Aim:
Single out the lines that include the word "document". Copy them.

* Begin *

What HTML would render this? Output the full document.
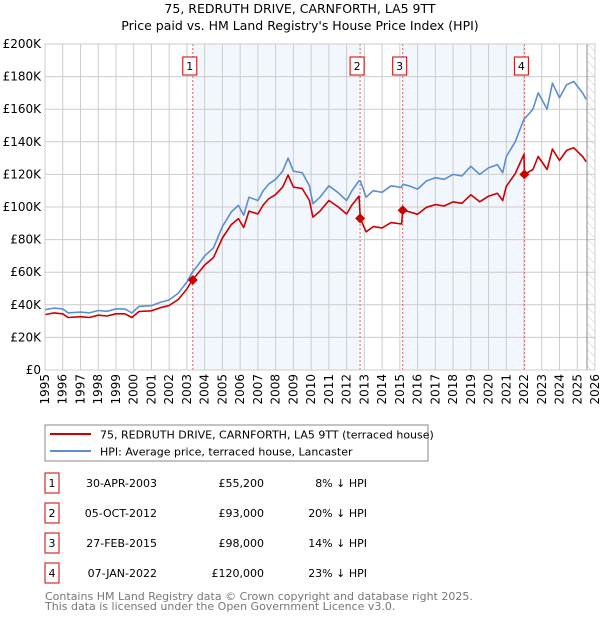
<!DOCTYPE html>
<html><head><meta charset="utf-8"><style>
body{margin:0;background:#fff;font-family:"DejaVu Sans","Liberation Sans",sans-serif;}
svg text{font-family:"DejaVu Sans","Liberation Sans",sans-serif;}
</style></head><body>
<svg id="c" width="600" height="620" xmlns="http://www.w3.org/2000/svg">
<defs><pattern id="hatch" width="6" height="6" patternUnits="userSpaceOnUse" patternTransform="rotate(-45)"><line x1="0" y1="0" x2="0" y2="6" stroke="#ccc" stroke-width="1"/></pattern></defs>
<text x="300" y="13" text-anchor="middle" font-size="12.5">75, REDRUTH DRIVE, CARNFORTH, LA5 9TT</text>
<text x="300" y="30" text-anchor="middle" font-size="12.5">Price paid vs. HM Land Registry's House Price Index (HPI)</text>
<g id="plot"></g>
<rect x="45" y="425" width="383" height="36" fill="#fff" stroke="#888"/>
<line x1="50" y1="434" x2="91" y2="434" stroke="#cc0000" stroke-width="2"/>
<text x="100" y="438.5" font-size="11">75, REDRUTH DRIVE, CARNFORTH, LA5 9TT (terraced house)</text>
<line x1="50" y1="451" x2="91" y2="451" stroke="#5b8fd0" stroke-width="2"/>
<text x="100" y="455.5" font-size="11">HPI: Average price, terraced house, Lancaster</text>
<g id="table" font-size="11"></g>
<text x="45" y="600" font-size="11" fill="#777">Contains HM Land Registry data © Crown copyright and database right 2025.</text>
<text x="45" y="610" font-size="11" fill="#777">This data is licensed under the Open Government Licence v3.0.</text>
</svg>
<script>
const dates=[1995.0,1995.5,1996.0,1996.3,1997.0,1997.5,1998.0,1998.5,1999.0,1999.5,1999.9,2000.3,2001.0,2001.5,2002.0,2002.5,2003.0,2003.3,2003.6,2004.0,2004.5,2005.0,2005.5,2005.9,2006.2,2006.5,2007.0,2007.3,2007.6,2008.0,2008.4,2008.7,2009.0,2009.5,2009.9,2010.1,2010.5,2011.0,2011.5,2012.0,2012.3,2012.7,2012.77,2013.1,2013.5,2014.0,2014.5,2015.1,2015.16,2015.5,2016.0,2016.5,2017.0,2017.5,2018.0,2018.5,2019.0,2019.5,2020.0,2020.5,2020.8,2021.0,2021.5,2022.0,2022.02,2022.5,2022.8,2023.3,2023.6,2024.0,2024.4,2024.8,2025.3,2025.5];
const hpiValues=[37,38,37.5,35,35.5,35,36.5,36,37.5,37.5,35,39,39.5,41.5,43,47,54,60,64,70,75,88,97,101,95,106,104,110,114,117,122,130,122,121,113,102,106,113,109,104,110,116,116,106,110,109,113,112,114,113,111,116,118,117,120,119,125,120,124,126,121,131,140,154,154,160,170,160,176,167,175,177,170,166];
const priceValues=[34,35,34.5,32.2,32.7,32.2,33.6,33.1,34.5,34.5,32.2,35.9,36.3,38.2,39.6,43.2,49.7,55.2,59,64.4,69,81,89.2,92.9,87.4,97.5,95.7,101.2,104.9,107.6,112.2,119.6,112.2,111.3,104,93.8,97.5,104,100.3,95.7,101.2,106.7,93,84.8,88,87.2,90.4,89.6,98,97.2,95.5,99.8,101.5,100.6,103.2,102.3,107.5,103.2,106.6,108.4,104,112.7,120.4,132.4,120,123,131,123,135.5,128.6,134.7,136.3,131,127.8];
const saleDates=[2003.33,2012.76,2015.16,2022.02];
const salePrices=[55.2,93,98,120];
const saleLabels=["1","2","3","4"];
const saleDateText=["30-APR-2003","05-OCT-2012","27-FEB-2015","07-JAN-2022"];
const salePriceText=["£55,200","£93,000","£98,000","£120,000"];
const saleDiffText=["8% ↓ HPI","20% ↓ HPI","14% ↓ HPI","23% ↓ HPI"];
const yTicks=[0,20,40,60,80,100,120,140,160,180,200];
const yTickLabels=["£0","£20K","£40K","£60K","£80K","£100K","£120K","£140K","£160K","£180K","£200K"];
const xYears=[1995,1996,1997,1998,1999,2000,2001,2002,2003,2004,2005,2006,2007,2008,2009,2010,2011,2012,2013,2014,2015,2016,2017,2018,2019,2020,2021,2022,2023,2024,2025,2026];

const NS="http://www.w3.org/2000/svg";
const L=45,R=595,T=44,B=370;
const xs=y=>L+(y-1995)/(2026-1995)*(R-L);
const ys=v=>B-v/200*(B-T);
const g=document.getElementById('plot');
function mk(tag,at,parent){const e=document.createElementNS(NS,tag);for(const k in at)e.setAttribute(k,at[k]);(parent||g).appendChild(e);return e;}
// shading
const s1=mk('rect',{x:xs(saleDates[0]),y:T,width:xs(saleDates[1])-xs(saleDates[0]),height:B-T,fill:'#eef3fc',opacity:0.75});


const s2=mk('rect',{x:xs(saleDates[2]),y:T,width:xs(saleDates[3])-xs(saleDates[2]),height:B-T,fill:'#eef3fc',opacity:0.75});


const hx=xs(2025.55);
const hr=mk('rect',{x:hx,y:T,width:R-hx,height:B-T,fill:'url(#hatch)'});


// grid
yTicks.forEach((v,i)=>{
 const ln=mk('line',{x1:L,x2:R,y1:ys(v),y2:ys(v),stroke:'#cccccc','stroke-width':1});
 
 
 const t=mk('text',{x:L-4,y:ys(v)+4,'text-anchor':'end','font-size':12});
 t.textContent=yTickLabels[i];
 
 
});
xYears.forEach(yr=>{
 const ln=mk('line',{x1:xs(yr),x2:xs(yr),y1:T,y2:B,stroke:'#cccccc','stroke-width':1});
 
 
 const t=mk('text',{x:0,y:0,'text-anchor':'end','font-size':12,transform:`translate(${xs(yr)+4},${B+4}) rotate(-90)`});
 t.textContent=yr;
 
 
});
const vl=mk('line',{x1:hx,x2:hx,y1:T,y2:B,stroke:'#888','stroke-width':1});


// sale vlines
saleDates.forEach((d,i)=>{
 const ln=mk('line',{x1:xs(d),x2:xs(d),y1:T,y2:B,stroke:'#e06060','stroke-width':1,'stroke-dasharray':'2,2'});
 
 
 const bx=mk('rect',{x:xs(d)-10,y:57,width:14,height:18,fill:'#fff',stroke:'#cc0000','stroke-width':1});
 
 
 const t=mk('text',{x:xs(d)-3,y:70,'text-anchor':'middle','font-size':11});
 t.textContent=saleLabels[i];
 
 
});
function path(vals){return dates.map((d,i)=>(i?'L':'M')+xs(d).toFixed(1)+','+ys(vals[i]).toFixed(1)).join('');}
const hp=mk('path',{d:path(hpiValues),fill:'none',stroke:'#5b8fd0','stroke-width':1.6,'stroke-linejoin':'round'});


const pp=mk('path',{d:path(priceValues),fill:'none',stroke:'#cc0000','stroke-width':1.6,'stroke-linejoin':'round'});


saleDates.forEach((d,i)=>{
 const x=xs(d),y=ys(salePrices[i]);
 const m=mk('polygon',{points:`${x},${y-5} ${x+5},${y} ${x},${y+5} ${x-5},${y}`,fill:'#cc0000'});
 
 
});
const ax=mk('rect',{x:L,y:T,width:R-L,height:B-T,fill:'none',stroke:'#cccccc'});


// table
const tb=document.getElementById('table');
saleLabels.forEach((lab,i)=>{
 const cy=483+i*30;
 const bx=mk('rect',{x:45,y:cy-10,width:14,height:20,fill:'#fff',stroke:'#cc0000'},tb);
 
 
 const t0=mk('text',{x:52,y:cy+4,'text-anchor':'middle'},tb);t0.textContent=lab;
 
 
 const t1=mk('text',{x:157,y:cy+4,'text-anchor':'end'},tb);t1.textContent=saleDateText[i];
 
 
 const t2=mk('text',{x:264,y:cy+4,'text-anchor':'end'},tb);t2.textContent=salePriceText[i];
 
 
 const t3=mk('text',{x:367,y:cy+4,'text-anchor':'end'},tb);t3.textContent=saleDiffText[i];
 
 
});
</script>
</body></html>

* End *

Answer:
What HTML would render this? Output the full document.
const g=document.getElementById('plot');
function mk(tag,at,parent){const e=document.createElementNS(NS,tag);for(const k in at)e.setAttribute(k,at[k]);(parent||g).appendChild(e);return e;}
const tb=document.getElementById('table');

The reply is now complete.